Тишина. И вот что-то странное начинает происходить вокруг, хотя двое на потертом ковре слишком погружены в себя, чтобы заметить это. Какая-то дымка едва заметно, словно крадучись, проникает в комнату и окутывает серые стеганые стены. Вскоре становится очевидно, что они быстро и совершенно необъяснимо утрачивают свою субстанцию и текстуру, да и всякую твердость вообще. На месте ткани и мягкой набивки возникает какой-то туман, будто бы сумерки; сквозь туман или, точнее, внутри тумана виднеются странные, сюрреалистические формы, они движутся, словно тени, видимые сквозь матовое стекло или наблюдаемые в сумеречных океанских глубинах через иллюминатор батисферы.

— Как хорошо… Еще!

И снова молчание.

— О Майлз! Я умираю…

Молчание. И почти сразу:

— Нет, не останавливайся! Еще…

Если бы только глаза их были открыты, они смогли бы увидеть, что предательские стены изменяются теперь еще быстрее, в темпе крещендо, совпадающем с темпом их собственных движений; теперь они словно сделаны из сплошного прозрачного стекла, не пропускающего лишь звуки. И — о ужас, ужас! — вокруг палаты, превратившейся в стеклянный ящик, в подобие прямоугольного парника, в ночной мгле, нарушаемой лишь рассеянным светом, пробивающимся из комнаты, появляются нестройные фаланги пациентов и тех, кто их обслуживает: больные в халатах, сестры и нянечки обоих полов, уборщики, швейцары, врачи палатные и специалисты, сотрудники всех мастей; они теснятся ближе и ближе, оставляя свободной лишь одну из стен; вот уже их первые ряды прижаты вплотную к стеклу, призрачные лица за бортами аквариума, по ту сторону прозрачной стены. Они стоят там, молчат и смотрят печально и похотливо — так обездоленные взирают на тех, кому выпала счастливая доля, или голодные, сквозь ресторанные окна, глядят на кормящихся и кормящих. Единственное, что остается укрытым от чужого внимания, святым и неприкосновенным, — это слово. Правда, в комнате сейчас звучат уже не слова, а их фрагменты, обрывки алфавита.
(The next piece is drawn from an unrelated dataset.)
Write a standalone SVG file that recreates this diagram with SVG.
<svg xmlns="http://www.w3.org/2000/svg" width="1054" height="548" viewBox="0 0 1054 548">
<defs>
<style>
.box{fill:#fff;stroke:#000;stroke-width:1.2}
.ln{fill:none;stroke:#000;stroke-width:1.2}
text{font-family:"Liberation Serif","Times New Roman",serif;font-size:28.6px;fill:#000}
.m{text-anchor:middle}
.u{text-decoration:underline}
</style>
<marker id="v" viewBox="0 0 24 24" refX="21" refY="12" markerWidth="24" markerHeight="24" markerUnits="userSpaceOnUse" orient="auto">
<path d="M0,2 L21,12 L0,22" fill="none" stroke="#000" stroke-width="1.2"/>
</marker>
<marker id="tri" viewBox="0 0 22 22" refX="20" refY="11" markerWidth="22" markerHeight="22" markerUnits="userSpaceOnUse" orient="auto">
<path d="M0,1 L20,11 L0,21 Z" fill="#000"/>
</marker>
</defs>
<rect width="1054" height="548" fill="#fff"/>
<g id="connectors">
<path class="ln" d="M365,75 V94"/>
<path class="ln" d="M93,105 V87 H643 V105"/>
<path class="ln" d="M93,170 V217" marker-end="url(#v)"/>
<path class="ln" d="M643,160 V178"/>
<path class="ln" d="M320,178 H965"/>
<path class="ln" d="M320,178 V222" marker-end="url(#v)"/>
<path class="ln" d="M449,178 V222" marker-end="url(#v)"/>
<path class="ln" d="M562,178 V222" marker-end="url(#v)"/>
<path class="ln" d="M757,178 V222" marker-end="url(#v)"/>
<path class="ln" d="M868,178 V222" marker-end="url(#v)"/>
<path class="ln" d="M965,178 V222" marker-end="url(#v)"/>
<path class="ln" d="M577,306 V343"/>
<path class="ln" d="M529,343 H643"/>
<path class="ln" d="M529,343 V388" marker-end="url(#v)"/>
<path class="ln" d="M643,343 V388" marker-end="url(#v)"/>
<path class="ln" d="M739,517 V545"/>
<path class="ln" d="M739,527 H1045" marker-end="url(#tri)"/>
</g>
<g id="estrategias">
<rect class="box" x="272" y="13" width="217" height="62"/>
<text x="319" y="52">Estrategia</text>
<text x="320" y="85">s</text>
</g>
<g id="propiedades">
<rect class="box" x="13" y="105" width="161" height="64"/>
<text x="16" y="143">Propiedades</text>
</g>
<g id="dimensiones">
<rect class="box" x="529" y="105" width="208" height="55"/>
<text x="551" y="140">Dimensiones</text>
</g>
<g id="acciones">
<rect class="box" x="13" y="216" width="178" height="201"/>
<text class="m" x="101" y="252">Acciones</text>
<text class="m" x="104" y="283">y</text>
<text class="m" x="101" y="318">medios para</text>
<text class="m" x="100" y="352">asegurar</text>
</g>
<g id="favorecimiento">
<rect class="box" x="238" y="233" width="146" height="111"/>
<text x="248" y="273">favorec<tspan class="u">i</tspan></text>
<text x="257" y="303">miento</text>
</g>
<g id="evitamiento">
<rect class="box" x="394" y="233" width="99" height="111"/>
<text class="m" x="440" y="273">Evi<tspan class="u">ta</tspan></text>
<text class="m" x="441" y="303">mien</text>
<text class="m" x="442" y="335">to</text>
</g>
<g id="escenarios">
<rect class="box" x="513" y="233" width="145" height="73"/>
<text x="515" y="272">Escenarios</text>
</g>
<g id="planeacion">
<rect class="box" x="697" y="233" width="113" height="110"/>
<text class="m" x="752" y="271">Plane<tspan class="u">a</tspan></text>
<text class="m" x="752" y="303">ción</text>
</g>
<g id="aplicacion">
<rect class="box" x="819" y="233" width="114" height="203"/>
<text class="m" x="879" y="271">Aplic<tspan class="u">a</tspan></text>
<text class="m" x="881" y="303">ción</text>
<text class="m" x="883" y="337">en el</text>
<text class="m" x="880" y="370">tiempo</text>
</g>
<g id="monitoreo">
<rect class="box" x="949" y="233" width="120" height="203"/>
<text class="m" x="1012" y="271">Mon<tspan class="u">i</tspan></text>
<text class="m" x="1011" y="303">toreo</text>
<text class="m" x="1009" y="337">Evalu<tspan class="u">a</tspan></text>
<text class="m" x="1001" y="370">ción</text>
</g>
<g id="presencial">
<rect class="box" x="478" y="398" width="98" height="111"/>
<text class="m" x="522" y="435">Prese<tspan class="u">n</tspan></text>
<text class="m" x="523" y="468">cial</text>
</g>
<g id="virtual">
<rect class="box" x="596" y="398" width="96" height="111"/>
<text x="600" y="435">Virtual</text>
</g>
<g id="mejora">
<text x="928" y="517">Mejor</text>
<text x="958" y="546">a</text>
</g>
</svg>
Снаружи, в паре шагов от того места, где находилась дверь, стоит невозмутимая и грозная фигура очкастой старшей сестры, на ее лице не видно ни голода, ни похоти, лишь некий психологический эквивалент ее жестко накрахмаленной униформы. По обеим сторонам от нее — ряды лиц, но вокруг — пустота, словно в чашку с культурой бактерий капнули антисептик. Ничей взгляд не загипнотизирован происходящим так, как ее. Глаза ее следят за теми двумя с таким напряжением, что даже сверкают. Лишь однажды она отводит взор, чтобы обозреть зловещим молниеносным взглядом ряды молчащих лиц слева, справа и напротив собственного лица. Так могли бы, оценивая, взирать на посетителей своих заведений алчный директор театра или мадам — хозяйка борделя. Она УВИДЕЛА, как и угрожала, но пределы ее восприятия ограничены — она способна видеть, но не способна чувствовать.
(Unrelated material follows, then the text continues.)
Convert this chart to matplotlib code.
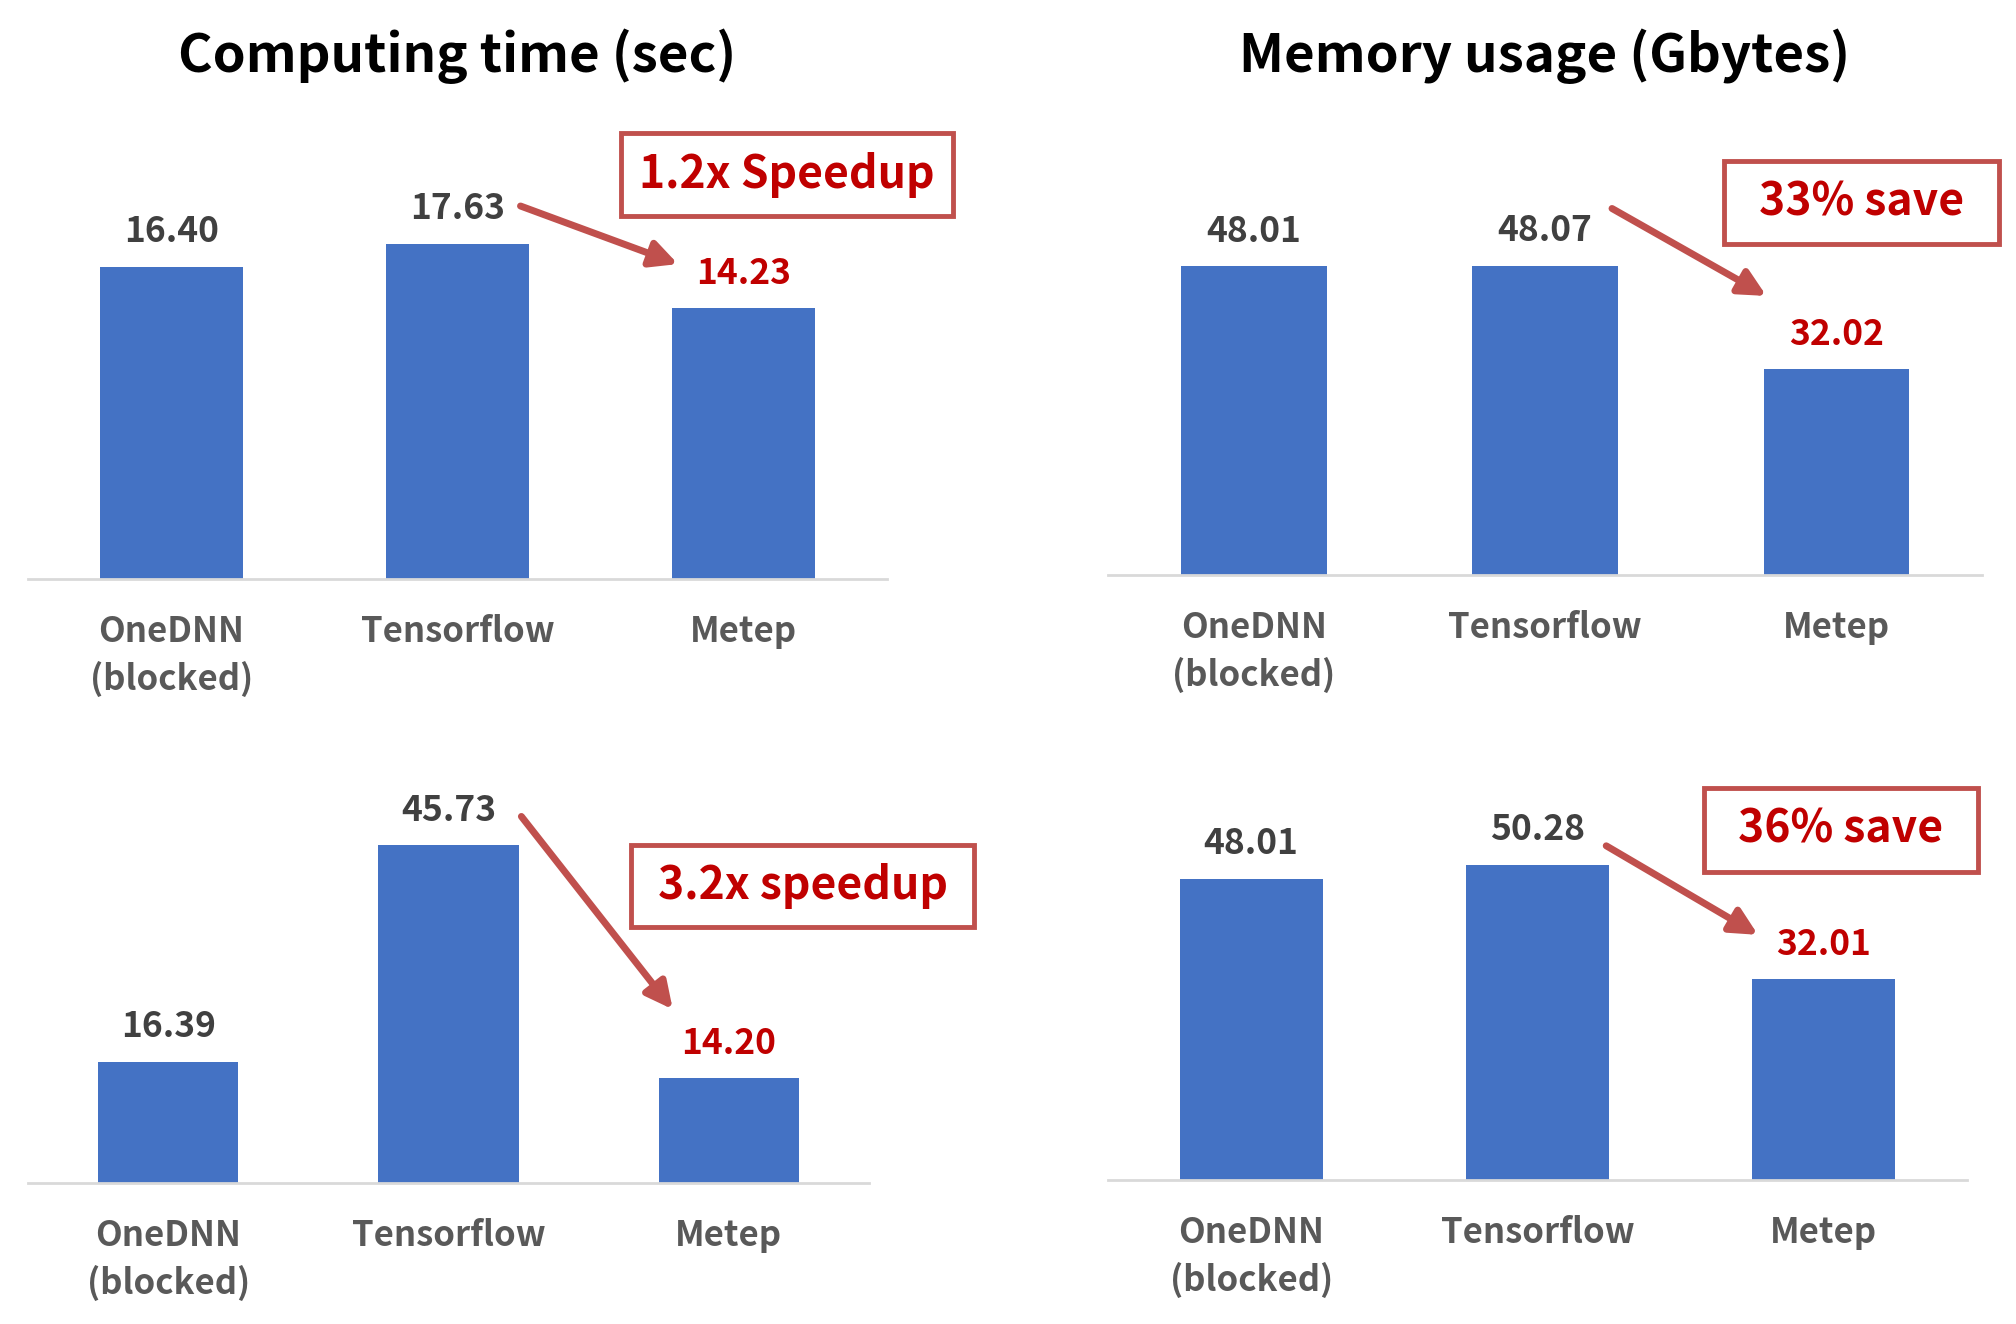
import matplotlib
matplotlib.use("Agg")
import matplotlib.pyplot as plt
from matplotlib.patches import Rectangle

plt.rcParams['font.family'] = ['Noto Sans CJK KR', 'DejaVu Sans']
plt.rcParams['font.weight'] = 'bold'

# data
categories = ["OneDNN\n(blocked)", "Tensorflow", "Metep"]
time_top = [16.40, 17.63, 14.23]
mem_top = [48.01, 48.07, 32.02]
time_bottom = [16.39, 45.73, 14.20]
mem_bottom = [48.01, 50.28, 32.01]
titles = ["Computing time (sec)", "Memory usage (Gbytes)"]
notes = ["1.2x Speedup", "33% save", "3.2x speedup", "36% save"]

BLUE = "#4472C4"
RED = "#C00000"
BOX_RED = "#C0504D"
DARK = "#404040"
GRAY = "#595959"

W, H = 2016, 1324
fig = plt.figure(figsize=(W / 100, H / 100), dpi=100)

# panel layout in pixels: left, width, baseline y (from top), top y, px per unit
panels = [
    (time_top, 28, 859, 579, 129, 19.03),
    (mem_top, 1108, 874, 575, 129, 6.43),
    (time_bottom, 28, 841, 1183, 771, 7.39),
    (mem_bottom, 1108, 859, 1180, 771, 6.27),
]

# annotation geometry in data units: arrow start, arrow end, box (x0, x1, y0, y1)
arrows = [
    ((1.22, 19.6), (1.77, 16.55), (1.57, 2.73, 19.05, 23.45)),
    ((1.23, 57.0), (1.76, 43.4), (1.615, 2.56, 51.4, 64.4)),
    ((1.26, 49.6), (1.80, 23.5), (1.65, 2.876, 34.6, 45.7)),
    ((1.24, 53.3), (1.77, 39.1), (1.58, 2.54, 49.2, 62.5)),
]

for i, (vals, left, width, base, top, scale) in enumerate(panels):
    ax = fig.add_axes([left / W, 1 - base / H, width / W, (base - top) / H])
    x = range(len(vals))
    ax.bar(x, vals, width=0.5, color=BLUE)
    ax.set_xlim(-0.5, 2.5)
    ax.set_ylim(0, (base - top) / scale)
    for s in ["top", "right", "left"]:
        ax.spines[s].set_visible(False)
    ax.spines["bottom"].set_color("#D9D9D9")
    ax.spines["bottom"].set_linewidth(2)
    ax.set_yticks([])
    ax.set_xticks(list(x))
    ax.set_xticklabels(categories, fontsize=25, color=GRAY, fontweight="bold",
                       linespacing=1.42)
    ax.tick_params(axis="x", length=0, pad=25)

    for j, v in enumerate(vals):
        ax.annotate(f"{v:.2f}", xy=(j, v), xytext=(0, 35), textcoords="offset pixels",
                    ha="center", va="center", fontsize=25.5, fontweight="bold",
                    color=RED if j == 2 else DARK)

    if i < 2:
        ax.annotate(titles[i], xy=(0.5, 1), xycoords="axes fraction",
                    xytext=(0, 73), textcoords="offset pixels",
                    ha="center", va="center", fontsize=38, fontweight="bold", color="black")

    (sx, sy), (ex, ey), (bx0, bx1, by0, by1) = arrows[i]
    ax.annotate("", xy=(ex, ey), xytext=(sx, sy),
                arrowprops=dict(arrowstyle="-|>", color=BOX_RED, lw=5,
                                mutation_scale=40, shrinkA=0, shrinkB=0))
    ax.add_patch(Rectangle((bx0, by0), bx1 - bx0, by1 - by0, fill=False,
                           edgecolor=BOX_RED, lw=3.5, clip_on=False))
    ax.text((bx0 + bx1) / 2, (by0 + by1) / 2, notes[i], ha="center", va="center",
            fontsize=32, fontweight="bold", color=RED)

fig.savefig("out.png", dpi=100, facecolor="white")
Все кончено; ничего не замечающие двое теперь лежат, обессилев, бессознательно повторяя позу самого первого, строго клинического своего совокупления: пациент на спине, а врач у него на груди, уронив голову ему на плечо; однако на этот раз их руки нежно сжимают друг друга, пальцы тесно сплетены. Их немые зрители еще несколько мгновений наблюдают, но вдруг, словно наскучив ожиданием и недовольные их неподвижностью, прекращением действа, отворачиваются и, запинаясь и шаркая, исчезают, истаивают во тьме забвения. Только сестра не двигается с места. Скрестив на груди пухлые руки, она по-прежнему пристально смотрит в комнату: пусть более слабые души истаивают во тьме, но она — она никогда не изменит своему долгу, обязанности подглядывать, осуждать, ненавидеть и порицать все плотское.

Это оказывается слишком даже для стен. В сто раз быстрее, чем стали прозрачными, стены переживают обратную метаморфозу. Сестра поражена, от неожиданности она пытается сделать шаг вперед, с минуту еще можно видеть ее возмущенное, расстроенное лицо и ладони, прижатые к мутнеющему стеклу, словно она готова скорее проломить преграду, чем вот так лишиться своей добычи. Напрасно: не понадобилось и десяти секунд, чтобы после недолгого отклонения от нормы теплые стены из защищающих и поощряющих девичьих грудок, пусть даже несколько однообразных и не того цвета, возвратились на место. Все внешнее снова исчезает.